Global
Reli pasar global tampak kehilangan momentumnya, dengan indeks S&P 500 dan Nasdaq masing-masing melemah 0,2% dan 0,8%, sementara Dow Jones justru menguat 0,4%. Perdagangan berlangsung volatil seiring meningkatnya kekhawatiran terhadap eskalasi ketegangan dagang antara Amerika Serikat dan Tiongkok. Selain kebijakan pembatasan ekspor rare earth dan penerapan biaya pelabuhan tambahan untuk kapal AS, Tiongkok juga menjatuhkan sanksi terhadap lima anak perusahaan pembuat kapal asal Korea Selatan, Hanwha Ocean. Kementerian Perdagangan Tiongkok menuduh perusahaan-perusahaan tersebut membantu investigasi pemerintah AS terhadap sektor maritim, logistik, dan industri perkapalan Tiongkok.
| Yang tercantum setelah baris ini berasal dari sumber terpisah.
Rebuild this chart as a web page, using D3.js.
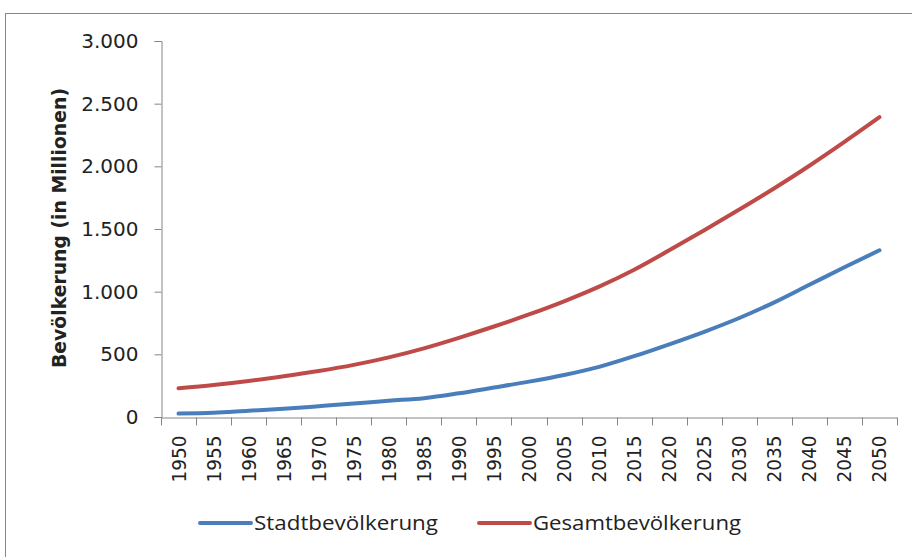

Sementara itu, Perwakilan Dagang AS Jamieson Greer menyebut bahwa waktu penerapan tarif 100% yang diumumkan Presiden Donald Trump terhadap Tiongkok akan “bergantung pada langkah yang diambil oleh Tiongkok.” Dalam unggahan di media sosial, Trump juga mengancam akan mengganggu perdagangan minyak goreng dengan Tiongkok sebagai bentuk pembalasan atas penolakan Tiongkok membeli kedelai dari AS. Di sisi lain, Menteri Keuangan AS Scott Bessent menilai kebijakan ekspor rare earth yang dilakukan Tiongkok merupakan upaya untuk “melemahkan ekonomi global.” Langkah tersebut mendorong Uni Eropa untuk berkoordinasi dengan AS dan negara-negara G7, dengan fokus pada upaya diversifikasi rantai pasok global, sebagaimana disampaikan oleh Komisioner Perdagangan Eropa Maros Sefcovic. Ketidakpastian yang berlarut di sektor perdagangan global dinilai dapat menekan prospek pertumbuhan ekonomi dunia. Dana Moneter Internasional (IMF) menaikkan proyeksi pertumbuhan global tahun 2025 menjadi 3,2% dari 3,0% dalam laporan Juli, meski tetap lebih rendah dibandingkan pertumbuhan 3,3% pada tahun 2024. Dalam laporan Oktober, IMF menekankan bahwa “risiko pertumbuhan global masih cenderung ke sisi negatif.” Lembaga tersebut memperingatkan bahwa ketidakpastian berkepanjangan, meningkatnya proteksionisme, serta gangguan pasokan tenaga kerja dapat menekan pertumbuhan ekonomi global. Selain itu, kerentanan fiskal, potensi koreksi pasar keuangan, dan pelemahan kelembagaan juga dapat mengancam stabilitas sistem keuangan. Untuk tahun 2026, proyeksi pertumbuhan global dipertahankan di 3,1%.
Fokus hari ini
Agenda ekonomi Asia hari ini relatif terbatas, dengan fokus utama pada rilis data PPI dan CPI Tiongkok untuk bulan September. Konsensus memperkirakan keduanya masih berada di wilayah kontraksi, masing-masing sebesar -2,3% dan -0,2%. Selain itu, Jepang akan merilis data produksi industri bulan Agustus, sementara India dijadwalkan menerbitkan data perdagangan bulan September. Dari kawasan Eropa, Uni Eropa juga akan merilis data produksi industri Agustus hari ini.
Indonesia
Defisit anggaran negara tercatat sebesar IDR371 triliun atau 1,56% terhadap PDB hingga akhir September, melebar dari defisit 1,35% pada akhir Agustus. Pendapatan negara menurun 7,2% YoY menjadi IDR1.863,3 triliun atau 65,0% dari target anggaran, terutama akibat turunnya penerimaan pajak sebesar 4,4% serta penurunan penerimaan bukan pajak (PNBP) sebesar 19,8%. Belanja negara juga tercatat menurun 0,8% YoY menjadi IDR2.234,8 triliun atau 63,4% dari target. Menurut laporan Reuters, pemerintah berencana memperpanjang insentif Pajak Pertambahan Nilai Ditanggung Pemerintah (PPN DTP) untuk pembelian properti senilai hingga IDR5 miliar selama satu tahun hingga akhir 2027. Kebijakan ini diharapkan dapat menjaga daya beli masyarakat sekaligus mendorong kinerja sektor properti domestik.